:: Given material
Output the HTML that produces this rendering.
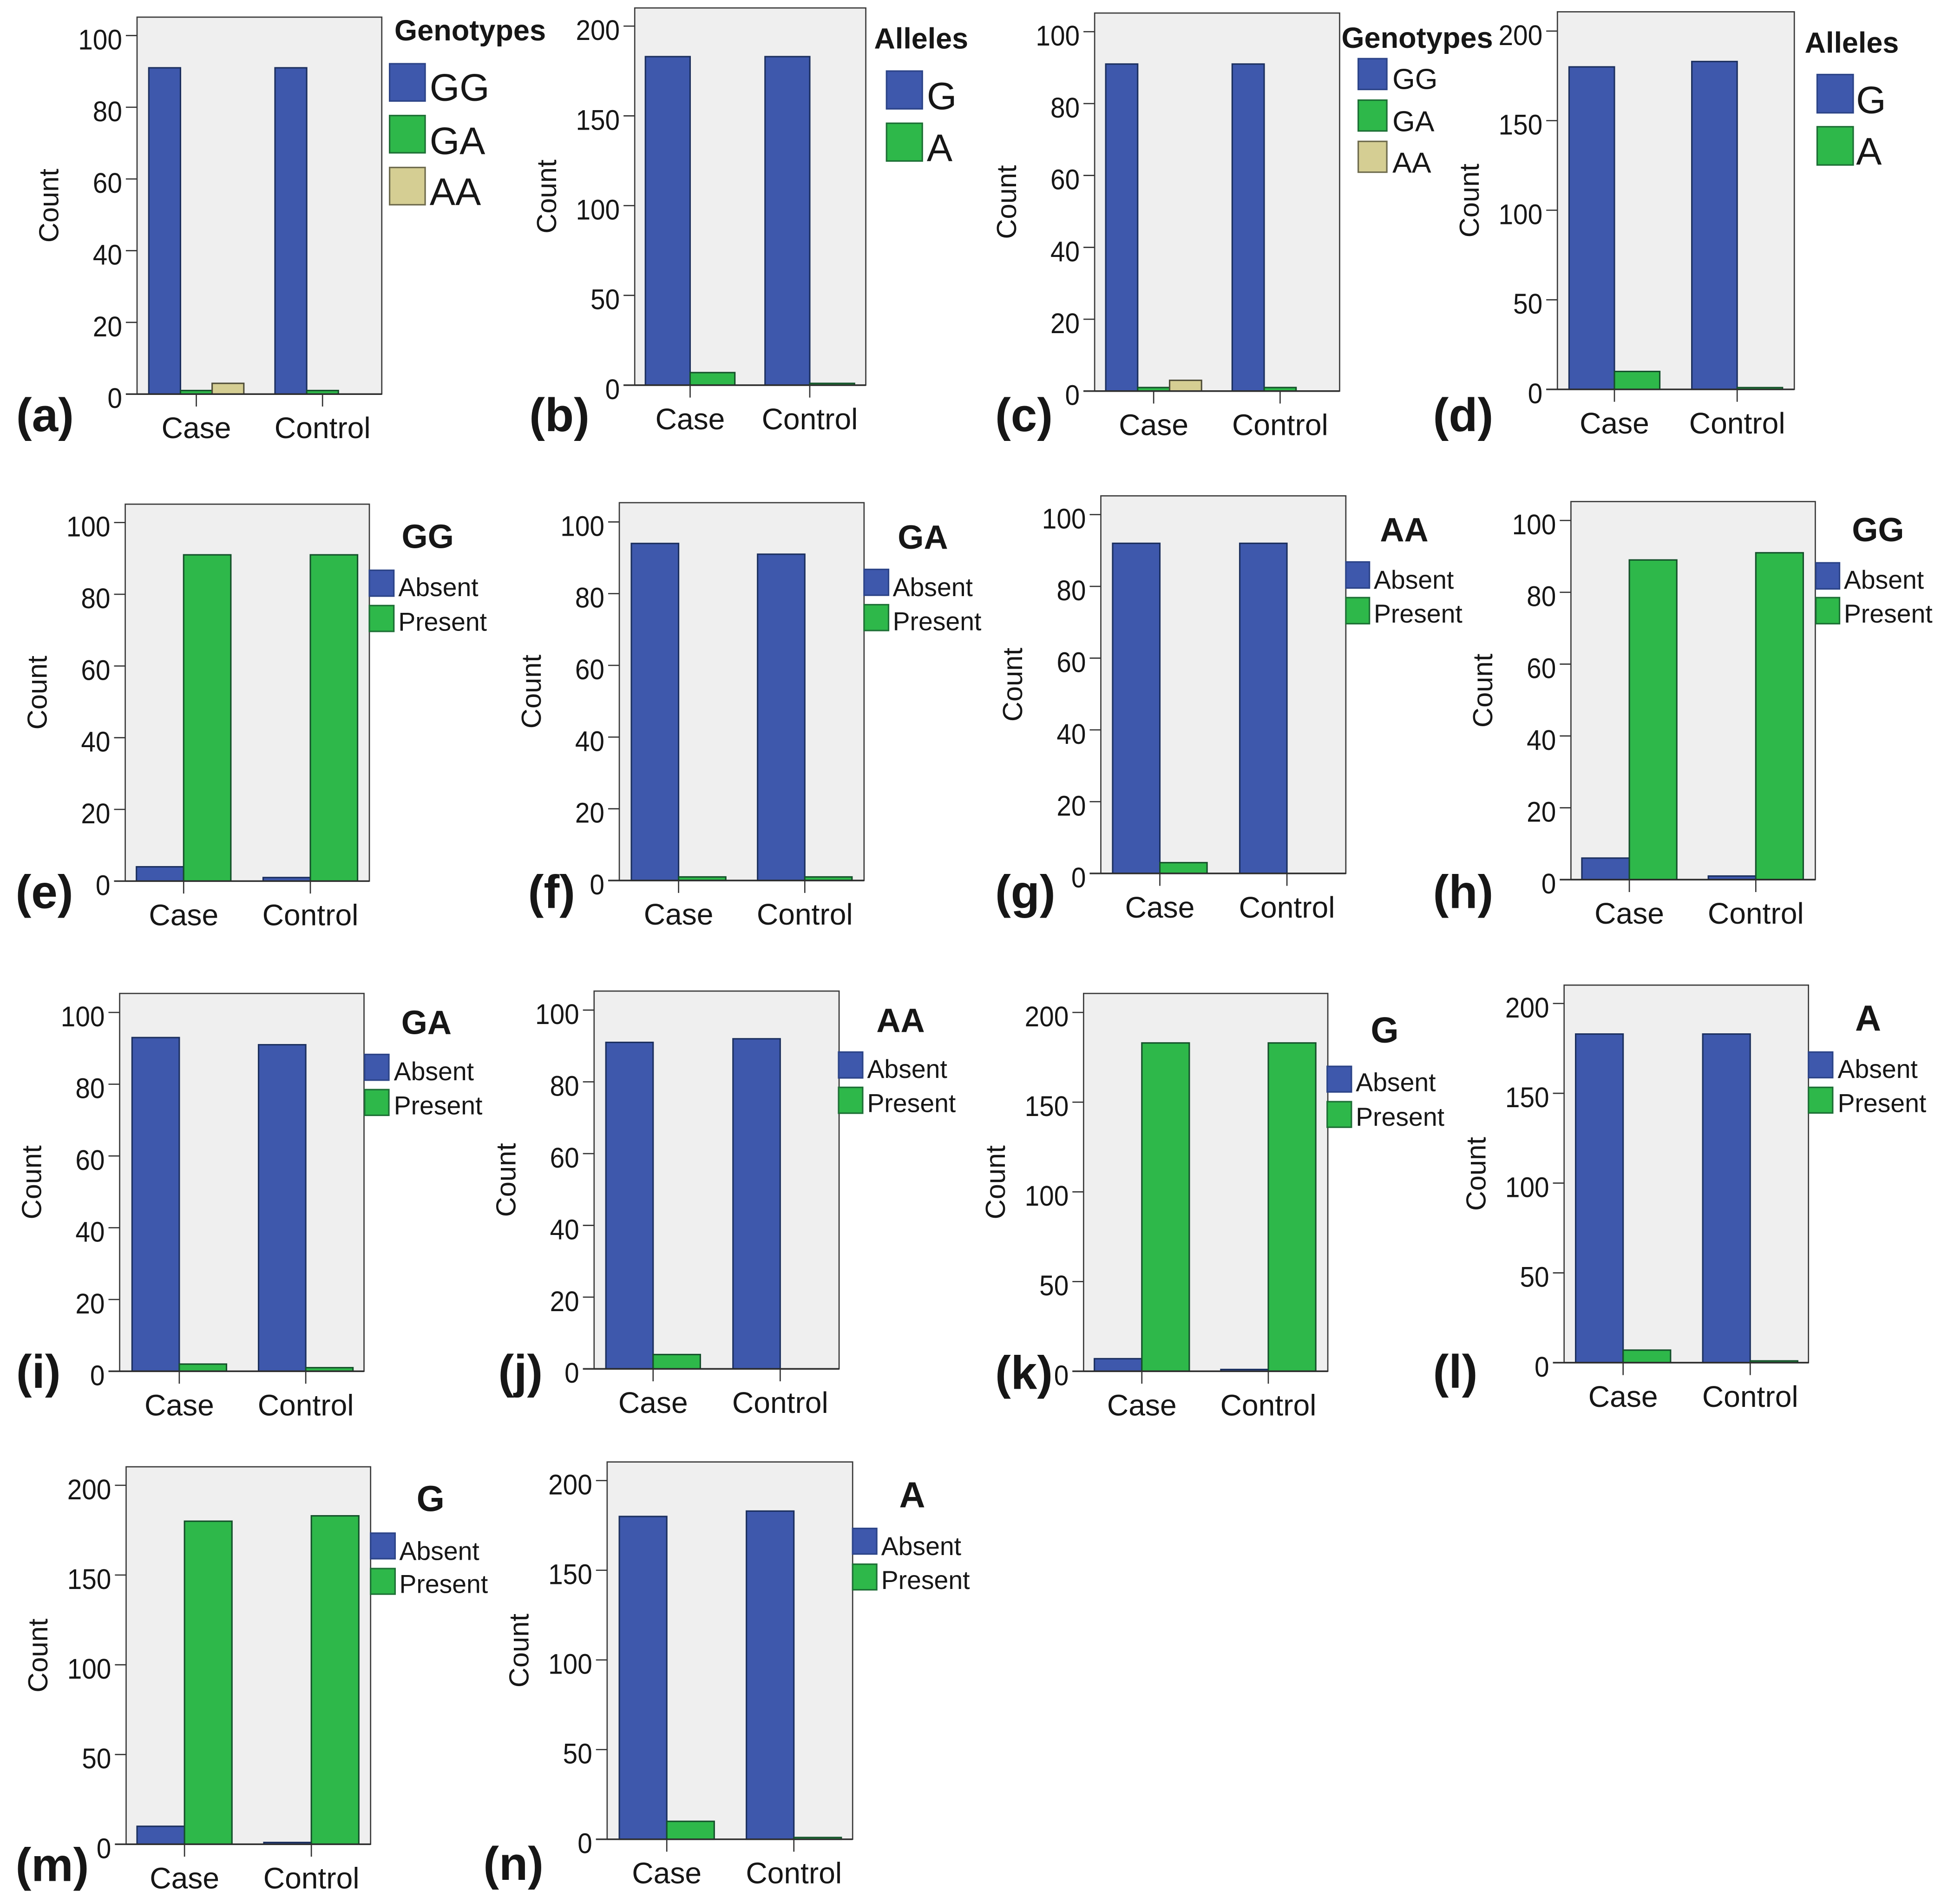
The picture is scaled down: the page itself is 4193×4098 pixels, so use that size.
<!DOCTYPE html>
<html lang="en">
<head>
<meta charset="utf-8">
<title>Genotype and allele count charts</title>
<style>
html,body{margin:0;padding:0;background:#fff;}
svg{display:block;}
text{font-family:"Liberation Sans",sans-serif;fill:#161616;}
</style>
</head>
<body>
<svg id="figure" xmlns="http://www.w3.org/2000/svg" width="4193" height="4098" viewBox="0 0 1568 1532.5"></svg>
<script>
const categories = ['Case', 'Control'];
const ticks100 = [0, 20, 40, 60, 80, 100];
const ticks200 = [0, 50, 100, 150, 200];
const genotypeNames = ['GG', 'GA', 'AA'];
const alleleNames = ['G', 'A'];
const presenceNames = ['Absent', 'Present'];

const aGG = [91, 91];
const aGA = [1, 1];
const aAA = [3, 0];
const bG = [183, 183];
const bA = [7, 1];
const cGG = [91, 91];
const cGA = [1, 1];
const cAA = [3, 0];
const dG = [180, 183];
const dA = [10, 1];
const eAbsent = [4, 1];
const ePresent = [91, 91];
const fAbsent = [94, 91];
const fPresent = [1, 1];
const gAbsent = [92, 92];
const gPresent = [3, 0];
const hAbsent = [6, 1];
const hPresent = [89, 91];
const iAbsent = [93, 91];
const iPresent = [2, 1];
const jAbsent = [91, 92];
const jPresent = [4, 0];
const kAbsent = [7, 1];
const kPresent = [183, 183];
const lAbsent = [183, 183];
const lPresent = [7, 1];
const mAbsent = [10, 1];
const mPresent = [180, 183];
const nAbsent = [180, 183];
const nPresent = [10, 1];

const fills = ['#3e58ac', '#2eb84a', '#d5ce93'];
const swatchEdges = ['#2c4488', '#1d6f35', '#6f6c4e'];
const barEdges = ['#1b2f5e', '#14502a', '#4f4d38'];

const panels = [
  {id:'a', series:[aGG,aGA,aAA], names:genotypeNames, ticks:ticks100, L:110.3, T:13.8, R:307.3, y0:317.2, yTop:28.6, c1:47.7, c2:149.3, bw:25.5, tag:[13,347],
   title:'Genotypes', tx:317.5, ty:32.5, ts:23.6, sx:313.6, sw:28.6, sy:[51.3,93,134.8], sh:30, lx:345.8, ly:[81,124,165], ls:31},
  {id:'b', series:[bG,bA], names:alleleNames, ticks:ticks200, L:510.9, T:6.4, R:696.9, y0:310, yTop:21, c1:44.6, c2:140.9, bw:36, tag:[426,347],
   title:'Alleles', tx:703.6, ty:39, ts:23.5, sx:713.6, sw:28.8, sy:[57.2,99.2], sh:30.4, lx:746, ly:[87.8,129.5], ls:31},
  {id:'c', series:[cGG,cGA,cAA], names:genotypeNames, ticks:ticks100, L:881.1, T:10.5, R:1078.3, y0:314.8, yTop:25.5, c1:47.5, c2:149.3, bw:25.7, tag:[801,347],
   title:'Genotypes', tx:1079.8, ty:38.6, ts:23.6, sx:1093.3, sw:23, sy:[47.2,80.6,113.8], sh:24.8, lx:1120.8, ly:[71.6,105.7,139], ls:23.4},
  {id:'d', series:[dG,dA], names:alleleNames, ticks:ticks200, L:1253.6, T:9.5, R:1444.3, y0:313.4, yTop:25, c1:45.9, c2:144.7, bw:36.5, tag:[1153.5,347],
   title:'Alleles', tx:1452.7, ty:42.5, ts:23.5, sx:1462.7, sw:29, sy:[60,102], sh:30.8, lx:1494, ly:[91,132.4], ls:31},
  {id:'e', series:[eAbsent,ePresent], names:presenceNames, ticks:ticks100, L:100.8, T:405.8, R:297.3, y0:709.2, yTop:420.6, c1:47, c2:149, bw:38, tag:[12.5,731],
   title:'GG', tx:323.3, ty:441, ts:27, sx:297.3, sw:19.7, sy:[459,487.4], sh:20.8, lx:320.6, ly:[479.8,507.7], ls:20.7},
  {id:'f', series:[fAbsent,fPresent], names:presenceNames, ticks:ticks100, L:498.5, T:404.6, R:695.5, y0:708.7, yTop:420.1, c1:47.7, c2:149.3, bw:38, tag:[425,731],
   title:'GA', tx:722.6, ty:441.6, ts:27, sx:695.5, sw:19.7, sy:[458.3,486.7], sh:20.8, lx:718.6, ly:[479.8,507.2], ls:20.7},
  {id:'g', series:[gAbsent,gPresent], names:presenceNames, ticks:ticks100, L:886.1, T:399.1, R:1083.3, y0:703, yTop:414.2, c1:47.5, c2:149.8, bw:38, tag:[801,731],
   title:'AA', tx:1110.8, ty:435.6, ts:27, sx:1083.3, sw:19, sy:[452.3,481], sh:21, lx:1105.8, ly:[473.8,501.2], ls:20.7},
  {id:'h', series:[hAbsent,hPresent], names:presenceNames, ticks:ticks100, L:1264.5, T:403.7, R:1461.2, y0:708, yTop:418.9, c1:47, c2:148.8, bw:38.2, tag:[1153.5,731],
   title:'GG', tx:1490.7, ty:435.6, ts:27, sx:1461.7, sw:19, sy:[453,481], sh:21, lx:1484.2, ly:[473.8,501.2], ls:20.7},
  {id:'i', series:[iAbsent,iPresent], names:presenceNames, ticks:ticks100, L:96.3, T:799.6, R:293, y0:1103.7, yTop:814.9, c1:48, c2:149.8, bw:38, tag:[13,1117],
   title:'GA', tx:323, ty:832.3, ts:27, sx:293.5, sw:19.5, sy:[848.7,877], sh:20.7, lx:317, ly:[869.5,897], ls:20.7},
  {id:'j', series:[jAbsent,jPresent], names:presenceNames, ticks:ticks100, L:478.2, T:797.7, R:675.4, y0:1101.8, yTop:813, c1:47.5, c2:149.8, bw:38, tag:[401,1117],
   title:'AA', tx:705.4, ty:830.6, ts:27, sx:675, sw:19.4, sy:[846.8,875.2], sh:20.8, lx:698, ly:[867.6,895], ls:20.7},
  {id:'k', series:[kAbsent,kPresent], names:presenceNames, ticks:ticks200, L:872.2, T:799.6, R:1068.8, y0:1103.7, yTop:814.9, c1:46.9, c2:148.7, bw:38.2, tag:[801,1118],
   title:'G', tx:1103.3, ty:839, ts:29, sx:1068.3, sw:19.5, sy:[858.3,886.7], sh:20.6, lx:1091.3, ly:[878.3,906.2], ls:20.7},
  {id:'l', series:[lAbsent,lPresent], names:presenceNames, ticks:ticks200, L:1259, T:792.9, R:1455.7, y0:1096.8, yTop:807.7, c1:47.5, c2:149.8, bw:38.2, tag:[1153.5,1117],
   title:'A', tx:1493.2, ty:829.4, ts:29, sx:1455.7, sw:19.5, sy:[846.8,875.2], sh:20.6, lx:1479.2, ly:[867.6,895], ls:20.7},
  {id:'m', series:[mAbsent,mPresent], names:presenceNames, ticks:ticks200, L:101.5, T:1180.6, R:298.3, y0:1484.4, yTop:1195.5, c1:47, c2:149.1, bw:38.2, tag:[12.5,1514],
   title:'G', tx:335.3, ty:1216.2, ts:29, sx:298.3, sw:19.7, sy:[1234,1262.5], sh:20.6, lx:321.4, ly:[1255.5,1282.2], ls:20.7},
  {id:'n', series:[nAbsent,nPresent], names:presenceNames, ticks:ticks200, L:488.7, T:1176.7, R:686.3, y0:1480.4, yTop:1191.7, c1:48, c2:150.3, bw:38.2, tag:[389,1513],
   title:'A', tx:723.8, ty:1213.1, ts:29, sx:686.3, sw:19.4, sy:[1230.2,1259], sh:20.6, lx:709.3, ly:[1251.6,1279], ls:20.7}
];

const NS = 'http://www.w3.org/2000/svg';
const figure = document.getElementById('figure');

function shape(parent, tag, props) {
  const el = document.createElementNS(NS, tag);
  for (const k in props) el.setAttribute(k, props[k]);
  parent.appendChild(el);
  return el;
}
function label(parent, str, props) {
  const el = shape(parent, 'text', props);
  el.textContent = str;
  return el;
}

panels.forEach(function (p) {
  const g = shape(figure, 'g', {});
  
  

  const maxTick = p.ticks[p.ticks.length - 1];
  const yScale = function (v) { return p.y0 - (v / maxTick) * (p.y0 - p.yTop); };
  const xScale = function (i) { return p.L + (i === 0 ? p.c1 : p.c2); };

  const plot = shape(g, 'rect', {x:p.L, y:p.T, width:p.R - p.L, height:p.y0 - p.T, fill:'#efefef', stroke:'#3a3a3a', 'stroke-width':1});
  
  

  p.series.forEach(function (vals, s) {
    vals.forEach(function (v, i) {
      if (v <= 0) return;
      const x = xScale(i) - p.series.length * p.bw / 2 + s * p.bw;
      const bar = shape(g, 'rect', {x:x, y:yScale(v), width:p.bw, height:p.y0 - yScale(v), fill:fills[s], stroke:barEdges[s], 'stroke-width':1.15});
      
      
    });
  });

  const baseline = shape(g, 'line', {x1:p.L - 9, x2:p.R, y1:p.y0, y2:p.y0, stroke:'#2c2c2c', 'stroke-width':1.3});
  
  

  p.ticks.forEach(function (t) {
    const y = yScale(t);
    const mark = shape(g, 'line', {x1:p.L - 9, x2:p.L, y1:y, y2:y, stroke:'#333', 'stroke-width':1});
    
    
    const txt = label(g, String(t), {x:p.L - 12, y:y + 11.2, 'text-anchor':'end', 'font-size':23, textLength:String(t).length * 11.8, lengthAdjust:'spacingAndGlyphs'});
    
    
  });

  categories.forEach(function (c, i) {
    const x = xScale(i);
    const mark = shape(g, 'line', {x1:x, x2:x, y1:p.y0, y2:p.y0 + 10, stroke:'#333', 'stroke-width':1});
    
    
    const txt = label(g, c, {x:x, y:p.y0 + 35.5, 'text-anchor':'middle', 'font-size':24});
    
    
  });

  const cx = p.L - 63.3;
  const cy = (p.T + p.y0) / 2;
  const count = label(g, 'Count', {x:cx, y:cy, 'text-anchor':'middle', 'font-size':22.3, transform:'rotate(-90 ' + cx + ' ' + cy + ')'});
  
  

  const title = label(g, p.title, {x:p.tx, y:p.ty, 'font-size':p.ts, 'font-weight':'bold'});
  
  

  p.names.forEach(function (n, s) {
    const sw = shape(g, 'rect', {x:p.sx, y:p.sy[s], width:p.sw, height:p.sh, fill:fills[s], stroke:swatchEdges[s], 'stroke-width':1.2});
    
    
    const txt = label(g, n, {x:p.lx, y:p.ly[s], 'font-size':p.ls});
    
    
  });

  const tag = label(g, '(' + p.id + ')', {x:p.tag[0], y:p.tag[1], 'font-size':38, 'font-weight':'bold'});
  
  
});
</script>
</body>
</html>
::::
__Direction__:
Please extract exactly the lines of the data, from the first through the line containing "const presenceNames = ['Absent', 'Present'];", and add no pictures to the copy.

__Task solution__:
Output the HTML that produces this rendering.
The picture is scaled down: the page itself is 4193×4098 pixels, so use that size.
<!DOCTYPE html>
<html lang="en">
<head>
<meta charset="utf-8">
<title>Genotype and allele count charts</title>
<style>
html,body{margin:0;padding:0;background:#fff;}
svg{display:block;}
text{font-family:"Liberation Sans",sans-serif;fill:#161616;}
</style>
</head>
<body>
<svg id="figure" xmlns="http://www.w3.org/2000/svg" width="4193" height="4098" viewBox="0 0 1568 1532.5"></svg>
<script>
const categories = ['Case', 'Control'];
const ticks100 = [0, 20, 40, 60, 80, 100];
const ticks200 = [0, 50, 100, 150, 200];
const genotypeNames = ['GG', 'GA', 'AA'];
const alleleNames = ['G', 'A'];
const presenceNames = ['Absent', 'Present'];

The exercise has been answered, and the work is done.